Released: December 1975
Chart Peak: #3 Billboard Hot 100 on July 31, 1976

This band was so good, they named a coffee shop after them : ] This song sets itself apart from other soft rockers of the time with its heavy reliance on Mini-Moog synth sounds.  When this song was on Casey Kasem’s America’s Top 40 radio show, it was promoted as the first rock song ever to feature a marimba (OK, cool). Most groups in ’76 would have opted for a guitar solo, but it’s the fast-handed solo from Bo Wagner that makes this song venti.

“Get Closer” – Seals & Crofts

Released: April 1976
Chart Peak: #6 Billboard Hot 100 on July 24

Everything works with this hit single. Starting with simple piano and bass, this tune quickly builds throughout the verse, adding strings, then vocals, then harmony vocals, and when the guest vocals of soul singer Carolyn Willis finally hit, I’m carried away. Duo member Jim Seals is the older brother of England Dan (see above) and that either led to some soft rock sibling rivalry or some fantastic sing-alongs around the piano at family gatherings.

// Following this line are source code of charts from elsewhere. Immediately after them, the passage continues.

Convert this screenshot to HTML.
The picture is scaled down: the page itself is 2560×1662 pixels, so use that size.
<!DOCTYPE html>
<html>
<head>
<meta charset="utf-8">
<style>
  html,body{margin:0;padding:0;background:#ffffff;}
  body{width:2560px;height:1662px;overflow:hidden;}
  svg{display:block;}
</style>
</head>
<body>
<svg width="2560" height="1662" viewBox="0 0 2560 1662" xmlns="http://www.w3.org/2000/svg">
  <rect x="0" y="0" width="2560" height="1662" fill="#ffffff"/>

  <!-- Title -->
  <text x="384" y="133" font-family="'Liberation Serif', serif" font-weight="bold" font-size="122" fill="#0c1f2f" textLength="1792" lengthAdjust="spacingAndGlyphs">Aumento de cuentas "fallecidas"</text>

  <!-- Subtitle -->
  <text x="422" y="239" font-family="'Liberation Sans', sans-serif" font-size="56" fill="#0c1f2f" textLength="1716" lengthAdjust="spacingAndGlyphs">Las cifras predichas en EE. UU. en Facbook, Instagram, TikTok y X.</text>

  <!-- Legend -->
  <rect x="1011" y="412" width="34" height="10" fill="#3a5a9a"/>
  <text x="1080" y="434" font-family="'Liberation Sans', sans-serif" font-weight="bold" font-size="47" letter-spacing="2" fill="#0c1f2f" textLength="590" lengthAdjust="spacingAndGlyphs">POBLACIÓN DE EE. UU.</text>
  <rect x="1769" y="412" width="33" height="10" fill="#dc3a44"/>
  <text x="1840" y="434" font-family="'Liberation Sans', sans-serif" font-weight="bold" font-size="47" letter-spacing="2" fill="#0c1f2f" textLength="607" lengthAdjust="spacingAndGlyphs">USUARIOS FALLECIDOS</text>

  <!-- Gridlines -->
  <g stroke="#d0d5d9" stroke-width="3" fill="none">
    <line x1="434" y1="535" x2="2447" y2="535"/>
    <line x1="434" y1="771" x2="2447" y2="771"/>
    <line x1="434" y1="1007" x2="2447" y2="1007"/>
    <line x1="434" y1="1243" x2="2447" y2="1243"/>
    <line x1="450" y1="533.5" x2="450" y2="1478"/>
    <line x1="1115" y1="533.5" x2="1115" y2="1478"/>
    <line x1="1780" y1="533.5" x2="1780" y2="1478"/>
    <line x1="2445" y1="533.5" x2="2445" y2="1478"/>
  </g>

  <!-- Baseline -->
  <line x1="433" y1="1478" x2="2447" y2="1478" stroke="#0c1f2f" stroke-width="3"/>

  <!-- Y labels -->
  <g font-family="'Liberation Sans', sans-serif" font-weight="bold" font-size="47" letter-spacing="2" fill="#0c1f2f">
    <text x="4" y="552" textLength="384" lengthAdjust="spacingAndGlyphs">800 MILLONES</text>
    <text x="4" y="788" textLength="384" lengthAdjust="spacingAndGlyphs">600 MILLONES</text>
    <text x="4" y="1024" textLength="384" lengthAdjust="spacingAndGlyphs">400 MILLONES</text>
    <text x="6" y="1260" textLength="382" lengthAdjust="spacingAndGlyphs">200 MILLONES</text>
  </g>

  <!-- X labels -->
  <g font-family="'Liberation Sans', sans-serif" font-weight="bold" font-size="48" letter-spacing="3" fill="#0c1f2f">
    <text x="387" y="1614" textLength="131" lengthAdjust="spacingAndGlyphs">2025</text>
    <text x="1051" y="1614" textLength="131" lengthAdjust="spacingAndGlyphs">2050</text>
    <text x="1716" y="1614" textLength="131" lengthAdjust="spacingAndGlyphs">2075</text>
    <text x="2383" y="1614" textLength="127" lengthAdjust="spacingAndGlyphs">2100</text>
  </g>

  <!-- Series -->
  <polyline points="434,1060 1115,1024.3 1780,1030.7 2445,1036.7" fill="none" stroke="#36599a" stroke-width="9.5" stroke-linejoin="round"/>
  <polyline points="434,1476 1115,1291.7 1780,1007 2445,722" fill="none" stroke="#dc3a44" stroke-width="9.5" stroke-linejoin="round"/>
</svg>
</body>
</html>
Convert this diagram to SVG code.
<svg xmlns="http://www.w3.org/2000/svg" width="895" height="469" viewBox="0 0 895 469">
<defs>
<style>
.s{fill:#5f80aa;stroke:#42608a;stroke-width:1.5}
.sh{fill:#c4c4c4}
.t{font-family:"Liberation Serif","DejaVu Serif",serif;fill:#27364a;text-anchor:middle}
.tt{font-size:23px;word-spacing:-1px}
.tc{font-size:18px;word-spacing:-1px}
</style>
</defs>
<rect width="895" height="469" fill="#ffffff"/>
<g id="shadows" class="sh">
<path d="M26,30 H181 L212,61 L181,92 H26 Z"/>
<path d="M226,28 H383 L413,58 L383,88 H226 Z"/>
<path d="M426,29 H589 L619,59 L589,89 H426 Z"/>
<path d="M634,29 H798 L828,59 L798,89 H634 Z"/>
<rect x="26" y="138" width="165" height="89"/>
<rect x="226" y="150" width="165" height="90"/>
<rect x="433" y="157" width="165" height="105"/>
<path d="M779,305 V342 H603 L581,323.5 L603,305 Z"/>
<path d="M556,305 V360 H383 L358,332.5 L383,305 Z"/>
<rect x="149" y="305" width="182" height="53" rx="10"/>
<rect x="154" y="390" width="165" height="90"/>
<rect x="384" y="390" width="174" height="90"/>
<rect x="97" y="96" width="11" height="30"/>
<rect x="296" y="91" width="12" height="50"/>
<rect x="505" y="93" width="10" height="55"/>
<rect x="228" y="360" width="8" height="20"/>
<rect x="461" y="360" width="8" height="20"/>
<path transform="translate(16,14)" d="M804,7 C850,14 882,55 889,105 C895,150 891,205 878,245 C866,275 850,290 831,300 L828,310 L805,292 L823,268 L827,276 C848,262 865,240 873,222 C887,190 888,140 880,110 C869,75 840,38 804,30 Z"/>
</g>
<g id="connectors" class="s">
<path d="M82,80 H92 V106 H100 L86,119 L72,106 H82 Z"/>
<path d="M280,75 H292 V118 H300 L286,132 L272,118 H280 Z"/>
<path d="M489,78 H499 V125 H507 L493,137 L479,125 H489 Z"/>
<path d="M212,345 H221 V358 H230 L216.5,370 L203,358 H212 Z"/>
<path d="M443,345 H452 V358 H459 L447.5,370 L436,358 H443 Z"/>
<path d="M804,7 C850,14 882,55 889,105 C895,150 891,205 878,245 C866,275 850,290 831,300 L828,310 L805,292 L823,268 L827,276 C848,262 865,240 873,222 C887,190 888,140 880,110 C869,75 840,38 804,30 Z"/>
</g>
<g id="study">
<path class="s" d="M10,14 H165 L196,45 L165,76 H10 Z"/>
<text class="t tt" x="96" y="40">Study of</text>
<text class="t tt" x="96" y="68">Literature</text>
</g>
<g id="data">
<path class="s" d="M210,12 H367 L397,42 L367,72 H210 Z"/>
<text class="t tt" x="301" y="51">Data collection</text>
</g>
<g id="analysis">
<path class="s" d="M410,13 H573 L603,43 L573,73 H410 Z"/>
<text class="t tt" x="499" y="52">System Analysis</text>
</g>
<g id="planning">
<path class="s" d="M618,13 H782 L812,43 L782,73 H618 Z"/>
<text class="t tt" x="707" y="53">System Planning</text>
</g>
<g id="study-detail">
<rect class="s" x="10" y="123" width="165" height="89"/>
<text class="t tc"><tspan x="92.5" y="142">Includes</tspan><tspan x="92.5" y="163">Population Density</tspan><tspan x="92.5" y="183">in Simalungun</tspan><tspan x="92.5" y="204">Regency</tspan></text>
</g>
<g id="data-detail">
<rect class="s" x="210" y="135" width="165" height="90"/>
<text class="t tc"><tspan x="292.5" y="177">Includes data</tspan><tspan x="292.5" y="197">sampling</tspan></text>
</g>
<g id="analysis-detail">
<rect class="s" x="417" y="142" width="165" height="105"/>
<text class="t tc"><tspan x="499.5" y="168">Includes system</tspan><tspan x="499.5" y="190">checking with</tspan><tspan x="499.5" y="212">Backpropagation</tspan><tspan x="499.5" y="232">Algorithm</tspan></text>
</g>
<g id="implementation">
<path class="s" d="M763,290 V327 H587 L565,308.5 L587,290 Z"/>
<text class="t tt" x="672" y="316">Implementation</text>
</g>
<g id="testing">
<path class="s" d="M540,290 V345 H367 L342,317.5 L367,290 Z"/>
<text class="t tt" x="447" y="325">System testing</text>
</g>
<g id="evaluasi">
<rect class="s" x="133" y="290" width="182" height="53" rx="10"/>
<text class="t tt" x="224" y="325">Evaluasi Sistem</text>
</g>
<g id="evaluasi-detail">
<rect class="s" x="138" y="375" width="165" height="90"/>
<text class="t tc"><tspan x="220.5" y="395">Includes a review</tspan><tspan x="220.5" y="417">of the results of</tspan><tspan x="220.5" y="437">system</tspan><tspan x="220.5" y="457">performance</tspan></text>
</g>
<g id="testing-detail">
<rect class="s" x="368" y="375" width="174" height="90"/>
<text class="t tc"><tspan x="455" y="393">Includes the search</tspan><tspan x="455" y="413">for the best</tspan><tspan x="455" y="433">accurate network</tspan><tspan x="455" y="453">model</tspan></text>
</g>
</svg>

“Don’t Stop Believin’” – Olivia Newton-John

Released: August 1976
Chart Peak: #33 Billboard Hot 100 on September 18

Written and produced by John Farrar, this was one of the last country-flavored soft rock hits for Olivia before she and Farrar changed musical direction to a more pop sound with the help of her starring roles in Grease and Xanadu. I’m usually not a fan of slide guitar, but it doesn’t matter when I hear Olivia’s sweet, pure voice. And what a great chorus hook, complete with ONJ’s overdubbed vocals. While this single barely inched into the Top 40, it hit #1 on the Adult Contemporary chart. I much prefer it to the Journey hit of the same name.

“Lowdown” – Boz Scaggs

Released: June 1976
Chart Peak: #3 Billboard Hot 100 on October 9

The only top-down smooth disco tune you’ll ever need. Those staccato woodwinds, that cymbal drive, those sublime background vocals, the slinky bass line – all grooving over synth and orchestra pads! Have mercy! Allegedly, this tune was selected for the soundtrack of Saturday Night Fever, but the label declined. No matter, Boz used his walk to win a Grammy award for Best R&B song, and place on 4(!) Billboard charts: #3 Pop, #11 Adult Contemporary, #5 R&B, #12 Disco. Its album, Silk Degrees, would stay on the album charts for over two years. Notable players on this tune include drummer Jeff Porcaro, keyboardist David Paich, and bassist David Hungate – all 21 years old at the time of recording – who would soon form Toto

While I couldn’t tell you where those action figures are, I know exactly where Boz Scaggs is 46 year later – still on stage. [Editor’s note: I witnessed it with my own ears; you can read my review here.] Other artists like Hall & Oats and Chicago continue to tour behind these songs, a testament to their soft-rock eminence. And when I feel cold, these tunes warm me. It’s them and me, forever. It’d still be nice to have those action figures, though. And that old Raquel Welch poster, too.